━━━━━ Records supplied ━━━━━
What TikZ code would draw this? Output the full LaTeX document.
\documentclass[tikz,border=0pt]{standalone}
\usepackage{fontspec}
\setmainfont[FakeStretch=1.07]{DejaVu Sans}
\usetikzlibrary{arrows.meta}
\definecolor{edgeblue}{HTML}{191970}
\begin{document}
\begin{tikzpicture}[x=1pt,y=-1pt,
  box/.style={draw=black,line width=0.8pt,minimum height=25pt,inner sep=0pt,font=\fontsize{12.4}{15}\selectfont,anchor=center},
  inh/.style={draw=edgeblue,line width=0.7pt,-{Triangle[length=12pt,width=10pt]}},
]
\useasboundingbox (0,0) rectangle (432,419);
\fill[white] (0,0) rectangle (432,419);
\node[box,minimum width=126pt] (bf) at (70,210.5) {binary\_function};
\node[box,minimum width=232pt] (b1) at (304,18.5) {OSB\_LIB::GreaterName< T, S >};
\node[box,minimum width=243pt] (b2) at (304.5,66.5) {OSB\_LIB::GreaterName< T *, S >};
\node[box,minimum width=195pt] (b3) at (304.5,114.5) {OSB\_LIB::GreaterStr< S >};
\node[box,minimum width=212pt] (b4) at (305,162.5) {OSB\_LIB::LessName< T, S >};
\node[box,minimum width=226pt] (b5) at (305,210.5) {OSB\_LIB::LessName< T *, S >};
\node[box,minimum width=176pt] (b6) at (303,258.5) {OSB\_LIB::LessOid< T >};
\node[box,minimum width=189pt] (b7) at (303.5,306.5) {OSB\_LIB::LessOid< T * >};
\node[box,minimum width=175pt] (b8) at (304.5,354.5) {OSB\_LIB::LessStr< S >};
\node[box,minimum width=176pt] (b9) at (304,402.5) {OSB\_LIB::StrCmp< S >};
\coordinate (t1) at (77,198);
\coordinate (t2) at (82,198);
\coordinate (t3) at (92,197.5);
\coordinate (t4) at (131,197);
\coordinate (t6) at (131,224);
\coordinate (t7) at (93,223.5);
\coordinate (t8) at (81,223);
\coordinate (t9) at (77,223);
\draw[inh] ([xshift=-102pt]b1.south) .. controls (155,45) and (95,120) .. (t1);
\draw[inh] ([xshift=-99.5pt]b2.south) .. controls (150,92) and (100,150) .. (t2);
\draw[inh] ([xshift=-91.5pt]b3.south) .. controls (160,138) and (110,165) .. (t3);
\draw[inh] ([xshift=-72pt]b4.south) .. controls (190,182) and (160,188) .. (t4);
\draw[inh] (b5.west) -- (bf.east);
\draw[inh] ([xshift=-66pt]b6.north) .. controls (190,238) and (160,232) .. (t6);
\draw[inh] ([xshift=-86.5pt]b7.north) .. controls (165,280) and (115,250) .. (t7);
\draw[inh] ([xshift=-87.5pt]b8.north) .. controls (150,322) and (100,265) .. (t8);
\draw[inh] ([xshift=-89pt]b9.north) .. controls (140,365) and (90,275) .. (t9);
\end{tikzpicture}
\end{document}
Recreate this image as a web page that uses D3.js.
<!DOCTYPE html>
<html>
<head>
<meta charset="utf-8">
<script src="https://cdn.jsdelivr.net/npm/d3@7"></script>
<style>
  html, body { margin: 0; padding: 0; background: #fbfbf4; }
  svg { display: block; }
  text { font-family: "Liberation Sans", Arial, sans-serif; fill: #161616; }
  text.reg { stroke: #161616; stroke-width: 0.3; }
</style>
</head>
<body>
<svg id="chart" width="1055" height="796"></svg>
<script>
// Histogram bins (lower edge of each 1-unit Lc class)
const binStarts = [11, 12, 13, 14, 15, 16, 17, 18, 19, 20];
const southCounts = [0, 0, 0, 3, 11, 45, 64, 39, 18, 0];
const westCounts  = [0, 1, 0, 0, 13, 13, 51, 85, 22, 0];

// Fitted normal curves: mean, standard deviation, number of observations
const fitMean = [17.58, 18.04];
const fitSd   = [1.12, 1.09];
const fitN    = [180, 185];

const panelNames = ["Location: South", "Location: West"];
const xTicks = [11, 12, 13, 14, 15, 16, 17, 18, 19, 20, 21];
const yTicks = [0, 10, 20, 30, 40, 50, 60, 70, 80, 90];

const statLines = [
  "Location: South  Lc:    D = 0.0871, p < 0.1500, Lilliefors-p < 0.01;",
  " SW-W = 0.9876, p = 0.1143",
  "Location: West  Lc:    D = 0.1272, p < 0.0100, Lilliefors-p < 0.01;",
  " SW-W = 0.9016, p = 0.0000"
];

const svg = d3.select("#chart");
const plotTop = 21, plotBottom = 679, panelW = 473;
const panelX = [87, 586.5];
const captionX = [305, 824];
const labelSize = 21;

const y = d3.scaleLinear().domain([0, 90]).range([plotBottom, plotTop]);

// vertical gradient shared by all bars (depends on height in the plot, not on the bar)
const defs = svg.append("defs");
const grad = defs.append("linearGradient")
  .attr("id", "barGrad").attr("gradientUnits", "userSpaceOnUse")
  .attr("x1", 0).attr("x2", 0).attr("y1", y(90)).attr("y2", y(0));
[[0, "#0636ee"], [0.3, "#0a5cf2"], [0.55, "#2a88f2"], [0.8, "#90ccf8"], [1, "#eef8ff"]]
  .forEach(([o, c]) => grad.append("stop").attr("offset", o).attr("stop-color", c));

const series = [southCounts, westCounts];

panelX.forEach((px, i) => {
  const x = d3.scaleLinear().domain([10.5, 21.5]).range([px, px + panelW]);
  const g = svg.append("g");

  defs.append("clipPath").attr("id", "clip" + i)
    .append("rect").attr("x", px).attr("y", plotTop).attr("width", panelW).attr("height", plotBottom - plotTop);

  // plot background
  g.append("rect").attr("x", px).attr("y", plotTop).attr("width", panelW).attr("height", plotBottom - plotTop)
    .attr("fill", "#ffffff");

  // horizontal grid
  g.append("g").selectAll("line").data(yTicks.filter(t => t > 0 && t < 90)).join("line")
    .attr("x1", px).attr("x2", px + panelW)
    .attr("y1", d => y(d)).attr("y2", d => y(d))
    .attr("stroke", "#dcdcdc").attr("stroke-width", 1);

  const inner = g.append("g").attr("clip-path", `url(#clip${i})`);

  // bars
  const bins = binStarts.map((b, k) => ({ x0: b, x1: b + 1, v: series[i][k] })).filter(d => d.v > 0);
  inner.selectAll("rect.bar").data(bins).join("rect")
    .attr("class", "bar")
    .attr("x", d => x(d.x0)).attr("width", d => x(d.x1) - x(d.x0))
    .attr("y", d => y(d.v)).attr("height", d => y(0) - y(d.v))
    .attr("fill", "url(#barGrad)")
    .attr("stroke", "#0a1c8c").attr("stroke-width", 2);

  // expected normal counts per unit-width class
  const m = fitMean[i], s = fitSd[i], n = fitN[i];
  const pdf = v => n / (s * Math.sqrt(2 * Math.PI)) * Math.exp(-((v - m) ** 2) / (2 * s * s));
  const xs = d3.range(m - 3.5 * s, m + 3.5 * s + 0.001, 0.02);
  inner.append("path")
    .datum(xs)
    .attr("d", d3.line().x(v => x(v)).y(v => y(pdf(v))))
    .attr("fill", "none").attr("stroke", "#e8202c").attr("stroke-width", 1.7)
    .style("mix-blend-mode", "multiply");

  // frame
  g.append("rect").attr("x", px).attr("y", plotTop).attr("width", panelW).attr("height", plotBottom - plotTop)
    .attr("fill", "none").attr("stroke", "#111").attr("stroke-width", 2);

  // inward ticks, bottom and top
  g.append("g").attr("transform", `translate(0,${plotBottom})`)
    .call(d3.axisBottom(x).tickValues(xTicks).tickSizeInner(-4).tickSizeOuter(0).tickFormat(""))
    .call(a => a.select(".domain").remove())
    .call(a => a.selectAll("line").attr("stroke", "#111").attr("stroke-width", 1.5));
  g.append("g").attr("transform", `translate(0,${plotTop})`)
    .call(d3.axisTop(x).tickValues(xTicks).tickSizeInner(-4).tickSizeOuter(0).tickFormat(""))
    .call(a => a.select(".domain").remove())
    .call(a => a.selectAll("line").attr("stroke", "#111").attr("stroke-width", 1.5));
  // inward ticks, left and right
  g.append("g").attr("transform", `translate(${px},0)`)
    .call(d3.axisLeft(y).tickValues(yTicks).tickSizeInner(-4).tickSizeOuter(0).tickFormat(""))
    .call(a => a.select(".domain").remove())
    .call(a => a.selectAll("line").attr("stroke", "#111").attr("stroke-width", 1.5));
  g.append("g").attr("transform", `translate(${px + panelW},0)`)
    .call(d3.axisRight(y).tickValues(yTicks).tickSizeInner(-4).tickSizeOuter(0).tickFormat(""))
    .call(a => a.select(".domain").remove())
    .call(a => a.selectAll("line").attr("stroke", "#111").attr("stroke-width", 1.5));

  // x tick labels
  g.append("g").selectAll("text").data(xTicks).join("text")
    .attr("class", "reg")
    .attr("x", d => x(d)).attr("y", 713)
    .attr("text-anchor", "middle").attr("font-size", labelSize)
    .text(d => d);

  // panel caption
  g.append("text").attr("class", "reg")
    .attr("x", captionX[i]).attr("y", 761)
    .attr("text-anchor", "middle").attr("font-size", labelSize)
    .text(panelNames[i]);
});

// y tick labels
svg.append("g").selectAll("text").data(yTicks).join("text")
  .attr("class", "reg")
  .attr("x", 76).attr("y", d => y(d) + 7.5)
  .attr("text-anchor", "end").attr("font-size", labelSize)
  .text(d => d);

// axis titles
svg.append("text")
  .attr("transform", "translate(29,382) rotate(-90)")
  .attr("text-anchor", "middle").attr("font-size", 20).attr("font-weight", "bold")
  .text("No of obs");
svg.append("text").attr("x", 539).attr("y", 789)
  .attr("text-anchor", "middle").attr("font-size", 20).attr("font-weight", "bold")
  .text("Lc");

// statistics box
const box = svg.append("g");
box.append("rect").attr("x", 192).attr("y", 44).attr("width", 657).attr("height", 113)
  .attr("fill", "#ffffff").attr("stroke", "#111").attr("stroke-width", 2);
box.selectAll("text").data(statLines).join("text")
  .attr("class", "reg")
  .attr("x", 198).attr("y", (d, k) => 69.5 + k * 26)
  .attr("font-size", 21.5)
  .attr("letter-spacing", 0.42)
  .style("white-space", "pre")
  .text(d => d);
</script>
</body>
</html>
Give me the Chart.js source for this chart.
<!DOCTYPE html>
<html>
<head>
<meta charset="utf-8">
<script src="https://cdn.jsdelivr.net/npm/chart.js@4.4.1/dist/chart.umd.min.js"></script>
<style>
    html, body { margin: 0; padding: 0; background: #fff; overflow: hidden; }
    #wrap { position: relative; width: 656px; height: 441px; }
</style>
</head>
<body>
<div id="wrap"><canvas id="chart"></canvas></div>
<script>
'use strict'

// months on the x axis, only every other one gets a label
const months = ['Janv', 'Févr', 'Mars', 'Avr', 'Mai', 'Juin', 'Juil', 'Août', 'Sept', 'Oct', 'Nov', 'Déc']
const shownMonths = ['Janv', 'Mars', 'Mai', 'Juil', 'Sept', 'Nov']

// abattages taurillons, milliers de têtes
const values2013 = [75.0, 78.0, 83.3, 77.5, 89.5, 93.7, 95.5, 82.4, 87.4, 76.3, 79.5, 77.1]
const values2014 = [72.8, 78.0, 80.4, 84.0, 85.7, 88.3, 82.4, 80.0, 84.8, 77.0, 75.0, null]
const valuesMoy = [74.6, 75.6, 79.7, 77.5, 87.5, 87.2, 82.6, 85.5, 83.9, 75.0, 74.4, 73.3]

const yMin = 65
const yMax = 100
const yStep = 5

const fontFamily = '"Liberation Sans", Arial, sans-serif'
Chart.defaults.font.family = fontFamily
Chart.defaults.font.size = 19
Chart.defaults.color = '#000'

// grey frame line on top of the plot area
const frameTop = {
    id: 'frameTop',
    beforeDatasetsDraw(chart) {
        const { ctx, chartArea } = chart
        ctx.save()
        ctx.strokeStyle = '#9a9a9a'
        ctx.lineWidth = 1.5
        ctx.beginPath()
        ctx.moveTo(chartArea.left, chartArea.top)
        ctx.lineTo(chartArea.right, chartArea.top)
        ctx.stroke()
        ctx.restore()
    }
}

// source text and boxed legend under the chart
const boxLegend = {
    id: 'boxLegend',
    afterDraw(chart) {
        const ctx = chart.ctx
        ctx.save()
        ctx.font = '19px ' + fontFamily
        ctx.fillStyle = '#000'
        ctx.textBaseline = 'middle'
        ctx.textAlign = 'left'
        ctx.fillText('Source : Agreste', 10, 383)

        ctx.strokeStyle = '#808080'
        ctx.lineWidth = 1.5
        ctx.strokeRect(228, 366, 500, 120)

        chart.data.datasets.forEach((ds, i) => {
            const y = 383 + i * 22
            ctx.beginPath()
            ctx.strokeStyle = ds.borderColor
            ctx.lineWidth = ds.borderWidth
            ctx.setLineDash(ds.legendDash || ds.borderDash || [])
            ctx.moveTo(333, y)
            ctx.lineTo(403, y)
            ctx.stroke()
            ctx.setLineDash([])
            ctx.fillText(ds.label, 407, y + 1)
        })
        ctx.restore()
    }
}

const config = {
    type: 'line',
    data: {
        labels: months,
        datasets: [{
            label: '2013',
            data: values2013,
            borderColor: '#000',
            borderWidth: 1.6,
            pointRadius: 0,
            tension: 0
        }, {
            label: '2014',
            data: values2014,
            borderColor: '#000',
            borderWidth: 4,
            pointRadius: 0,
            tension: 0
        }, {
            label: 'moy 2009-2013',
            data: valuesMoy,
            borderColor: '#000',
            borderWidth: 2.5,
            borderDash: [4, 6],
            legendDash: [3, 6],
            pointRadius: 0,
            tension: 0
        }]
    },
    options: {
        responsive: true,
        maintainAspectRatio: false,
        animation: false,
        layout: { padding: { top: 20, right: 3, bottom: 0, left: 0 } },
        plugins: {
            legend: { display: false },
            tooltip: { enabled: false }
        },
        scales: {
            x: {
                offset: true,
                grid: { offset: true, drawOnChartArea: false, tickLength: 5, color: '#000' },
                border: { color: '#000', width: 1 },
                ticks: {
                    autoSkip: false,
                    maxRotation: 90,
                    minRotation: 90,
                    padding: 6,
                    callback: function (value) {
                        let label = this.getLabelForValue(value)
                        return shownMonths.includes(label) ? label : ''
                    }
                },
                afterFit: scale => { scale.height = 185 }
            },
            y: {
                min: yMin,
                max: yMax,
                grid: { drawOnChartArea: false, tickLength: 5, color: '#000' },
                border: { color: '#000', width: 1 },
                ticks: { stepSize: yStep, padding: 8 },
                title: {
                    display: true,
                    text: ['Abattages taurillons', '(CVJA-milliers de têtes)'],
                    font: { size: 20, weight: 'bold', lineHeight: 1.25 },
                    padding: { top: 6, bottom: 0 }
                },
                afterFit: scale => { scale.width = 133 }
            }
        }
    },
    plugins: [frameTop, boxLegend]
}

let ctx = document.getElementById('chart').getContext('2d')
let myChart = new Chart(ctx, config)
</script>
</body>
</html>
━━━━━
→ **Work required**
Reproduce, exactly as written, the stretch of lines whose first line is the one with "Recreate this image" and whose last line is the one with "70, 80, 90];".

→ **Solved problem**
Recreate this image as a web page that uses D3.js.
<!DOCTYPE html>
<html>
<head>
<meta charset="utf-8">
<script src="https://cdn.jsdelivr.net/npm/d3@7"></script>
<style>
  html, body { margin: 0; padding: 0; background: #fbfbf4; }
  svg { display: block; }
  text { font-family: "Liberation Sans", Arial, sans-serif; fill: #161616; }
  text.reg { stroke: #161616; stroke-width: 0.3; }
</style>
</head>
<body>
<svg id="chart" width="1055" height="796"></svg>
<script>
// Histogram bins (lower edge of each 1-unit Lc class)
const binStarts = [11, 12, 13, 14, 15, 16, 17, 18, 19, 20];
const southCounts = [0, 0, 0, 3, 11, 45, 64, 39, 18, 0];
const westCounts  = [0, 1, 0, 0, 13, 13, 51, 85, 22, 0];

// Fitted normal curves: mean, standard deviation, number of observations
const fitMean = [17.58, 18.04];
const fitSd   = [1.12, 1.09];
const fitN    = [180, 185];

const panelNames = ["Location: South", "Location: West"];
const xTicks = [11, 12, 13, 14, 15, 16, 17, 18, 19, 20, 21];
const yTicks = [0, 10, 20, 30, 40, 50, 60, 70, 80, 90];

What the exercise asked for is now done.